There are various known methods of treating blood extra-corporeally such for example as haemodialysis, haemofiltration and the combination of these two methods which is referred to as haemodiafiltration. During haemodialysis treatment, the patient's blood and a dialysis fluid flow across the semi-permeable membrane which divides the dialyser into the blood and dialysis-fluid chambers, preferably in counter-current and each at a preset flow rate.
To optimise the methods of blood treatment, it is known for parameters characteristic of the blood treatment to be determined. These characteristic parameters include in particular the parameters which define the metabolic performance of the dialyser.
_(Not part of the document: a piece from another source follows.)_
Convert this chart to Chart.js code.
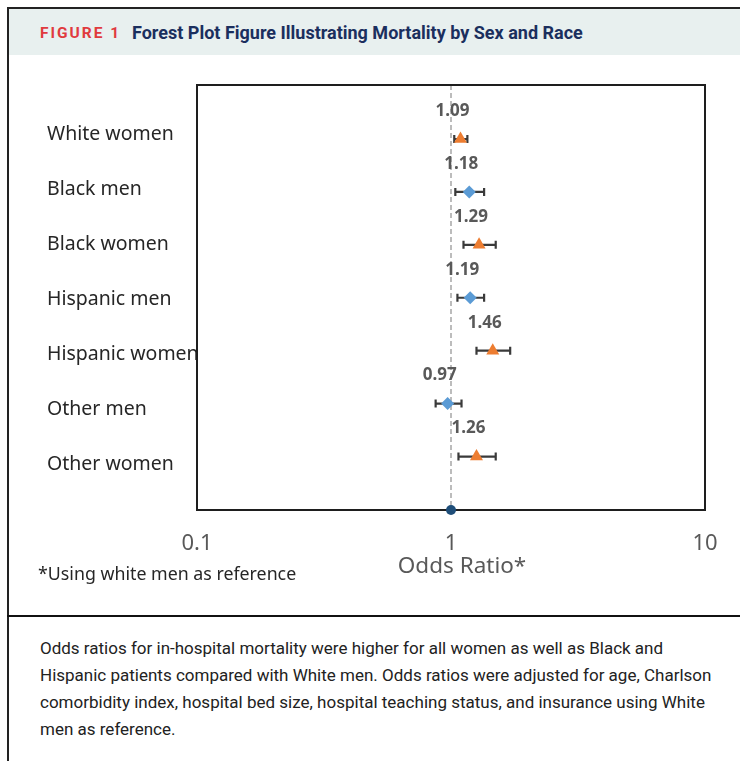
<!DOCTYPE html>
<html>
<head>
<meta charset="utf-8">
<script src="https://cdn.jsdelivr.net/npm/chart.js@4.4.1/dist/chart.umd.min.js"></script>
<style>
  html, body { margin: 0; padding: 0; background: #fff; width: 740px; height: 761px; overflow: hidden; }
  #frame { position: absolute; left: 7px; top: 7px; width: 740px; height: 760px;
           border-top: 2px solid #222; border-left: 2px solid #222; }
  #header { position: absolute; left: 9px; top: 9px; width: 731px; height: 46px; background: #e8f0ef; }
  #header .fig { position: absolute; left: 31px; top: 14px; font: bold 15.5px Roboto, sans-serif;
                 color: #e03a3e; letter-spacing: 2px; line-height: 20px; }
  #header .ttl { position: absolute; left: 123px; top: 12px; font: bold 18px Roboto, sans-serif; color: #1b2f5e; line-height: 24px; }
  #chartbox { position: absolute; left: 8px; top: 56px; width: 732px; height: 559px; }
  #sep { position: absolute; left: 7px; top: 615px; width: 740px; height: 0; border-top: 2.5px solid #111; }
  #foot { position: absolute; left: 38px; top: 561px; font: 17.8px "Noto Sans", sans-serif; color: #262626; white-space: nowrap; }
  #caption { position: absolute; left: 40px; top: 635px; font: 17px Roboto, sans-serif; color: #222;
             line-height: 27px; white-space: nowrap; }
</style>
</head>
<body>
<div id="frame"></div>
<div id="header"><span class="fig">FIGURE 1</span><span class="ttl">Forest Plot Figure Illustrating Mortality by Sex and Race</span></div>
<div id="chartbox"><canvas id="c" width="732" height="559"></canvas></div>
<div id="foot">*Using white men as reference</div>
<div id="sep"></div>
<div id="caption">Odds ratios for in-hospital mortality were higher for all women as well as Black and<br>Hispanic patients compared with White men. Odds ratios were adjusted for age, Charlson<br>comorbidity index, hospital bed size, hospital teaching status, and insurance using White<br>men as reference.</div>
<script>
// ---- data ----
const categories = ["White women", "Black men", "Black women", "Hispanic men", "Hispanic women", "Other men", "Other women"];
const sex        = ["women", "men", "women", "men", "women", "men", "women"];
const oddsRatio  = [1.09, 1.18, 1.29, 1.19, 1.46, 0.97, 1.26];
const ciLower    = [1.03, 1.04, 1.12, 1.06, 1.26, 0.87, 1.07];
const ciUpper    = [1.16, 1.35, 1.50, 1.35, 1.71, 1.10, 1.50];
const xTicks      = [0.1, 1, 10];
const xTickLabels = ["0.1", "1", "10"];
const xAxisTitle  = "Odds Ratio*";
const referenceOR = [1];

// ---- build ----
const rowPos = categories.map((c, i) => i + 1);
function pts(s) {
  return categories.map((c, i) => ({ x: oddsRatio[i], y: rowPos[i], s: sex[i] })).filter(p => p.s === s);
}
const Y_MIN = -0.02, Y_MAX = 8.01;

const forestPlugin = {
  id: 'forest',
  beforeDatasetsDraw(chart) {
    const { ctx, chartArea: a, scales: { x, y } } = chart;
    ctx.save();
    // reference dashed line at OR = 1
    const x1 = x.getPixelForValue(referenceOR[0]);
    ctx.strokeStyle = '#a6a6a6';
    ctx.lineWidth = 1.5;
    ctx.setLineDash([5, 3]);
    ctx.beginPath(); ctx.moveTo(x1, a.top); ctx.lineTo(x1, a.bottom); ctx.stroke();
    ctx.setLineDash([]);
    // plot box
    ctx.strokeStyle = '#1e1e1e';
    ctx.lineWidth = 2;
    ctx.strokeRect(a.left, a.top, a.right - a.left, a.bottom - a.top);
    // error bars
    ctx.strokeStyle = '#3a3a3a';
    ctx.lineWidth = 2.2;
    categories.forEach((c, i) => {
      const yp = y.getPixelForValue(rowPos[i]);
      const xl = x.getPixelForValue(ciLower[i]);
      const xu = x.getPixelForValue(ciUpper[i]);
      ctx.beginPath();
      ctx.moveTo(xl, yp); ctx.lineTo(xu, yp);
      ctx.moveTo(xl, yp - 4); ctx.lineTo(xl, yp + 4);
      ctx.moveTo(xu, yp - 4); ctx.lineTo(xu, yp + 4);
      ctx.stroke();
    });
    ctx.restore();
  },
  afterDatasetsDraw(chart) {
    const { ctx, chartArea: a, scales: { x, y } } = chart;
    ctx.save();
    ctx.font = 'bold 17px "Noto Sans", sans-serif';
    ctx.fillStyle = '#595959';
    ctx.textAlign = 'center';
    ctx.textBaseline = 'middle';
    categories.forEach((c, i) => {
      const xp = x.getPixelForValue(oddsRatio[i]);
      const yp = y.getPixelForValue(rowPos[i]);
      ctx.fillText(oddsRatio[i].toFixed(2), xp - 8, yp - 28);
    });
    // x-axis title
    ctx.font = '22.5px "Noto Sans", sans-serif';
    ctx.fillText(xAxisTitle, (a.left + a.right) / 2 + 11, a.bottom + 57);
    ctx.restore();
  }
};

new Chart(document.getElementById('c'), {
  type: 'scatter',
  data: {
    datasets: [
      { label: 'Women', data: pts('women'), yAxisID: 'y', pointStyle: 'triangle', pointRadius: 7.5,
        backgroundColor: '#ed7d31', borderColor: '#ed7d31', borderWidth: 0 },
      { label: 'Men', data: pts('men'), yAxisID: 'y', pointStyle: 'rectRot', pointRadius: 6.5,
        backgroundColor: '#5b9bd5', borderColor: '#5b9bd5', borderWidth: 0 },
      { label: 'Reference', data: referenceOR.map(v => ({ x: v, y: Y_MAX })), yAxisID: 'y', pointStyle: 'circle',
        pointRadius: 5, backgroundColor: '#1f4e79', borderColor: '#1f4e79', borderWidth: 0, clip: false }
    ]
  },
  options: {
    responsive: false,
    animation: false,
    layout: { padding: { left: 39, top: 29, right: 35, bottom: 0 } },
    plugins: { legend: { display: false }, tooltip: { enabled: false } },
    scales: {
      x: {
        type: 'logarithmic', min: 0.1, max: 10, position: 'bottom',
        grid: { display: false, drawTicks: false }, border: { display: false },
        afterBuildTicks: (ax) => { ax.ticks = xTicks.map(v => ({ value: v })); },
        afterFit: (ax) => { ax.height = 105; },
        ticks: { padding: 21, color: '#595959', font: { family: '"Noto Sans", sans-serif', size: 22 },
                 callback: (v, i) => xTickLabels[i] },
        title: { display: false, text: xAxisTitle }
      },
      y: { type: 'linear', display: false, reverse: true, min: Y_MIN, max: Y_MAX },
      yCat: {
        type: 'linear', position: 'left', reverse: true, min: 0.109, max: 7.836,
        grid: { display: false, drawTicks: false }, border: { display: false },
        afterBuildTicks: (ax) => { ax.ticks = rowPos.map(v => ({ value: v })); },
        afterFit: (ax) => { ax.width = 150; },
        ticks: { crossAlign: 'far', padding: 0, color: '#262626',
                 font: { family: '"Noto Sans", sans-serif', size: 19.5 },
                 callback: (v, i) => categories[i] }
      }
    }
  },
  plugins: [forestPlugin]
});
</script>
</body>
</html>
The metabolic performance of the dialyser can be defined by clearance, which, for a given substance, means that virtual volume of blood which, per minute, is completely freed of the substance in question by the dialyser. Dialysance is a further term for use in determining the performance of the dialyser and in its case account is also taken of the concentration in the dialysis fluid of the substance involved in the metabolic exchange in the dialyser.
Clearance or dialysance depends in turn, to crucial degree, on the preset blood flow rate at which the patient's blood flows through the blood chamber of the dialyser. As the blood flow rate increases so too does the clearance in this case. The blood treatment should therefore take place at as high a blood flow rate as possible. However, in practice there are found to be limits on how far the blood flow rate can be increased.
An upper limit on the blood flow rate is set by the vascular access, which puts a limit on the arterial inflow pressure and venous return pressure in the blood lines. An increase in the blood flow rate at which the blood pump pumps the blood through the blood lines results in an increase in the suction pressure from the blood pump, which may cause the vessel to collapse or the puncture needle to be sucked against the wall of the vessel. If this happens, an arterial pressure alarm is triggered. The limiting values for the blood flow rate differ from patient to patient as a function of the characteristics of the vascular access. Even on the same patient different limiting values arise for the blood flow rate because, for example, recently fitted shunts (arterio-venous fistulas) are generally still relatively unstable and will not stand excessively high pressures. Current maximum values for the inflow pressures are in the range from −200 mmHg to −150 mmHg, and for the return pressures figures of up to +150 mmHg to +200 mmHg are tolerated. The level of the blood flow rate is also of crucial importance in the case of the puncture needles because needles of small diameter set up a greater resistance to flow than ones of a large diameter.
To date, the blood flow rate has been set manually with due allowance for the preset parameters. What is often habitually set is a value which has proved satisfactory in practice, such for example as 300 ml/min, 350 ml/min or 400 ml/min, even though the blood and the patient's physiology would, fundamentally, allow values different from this to be set.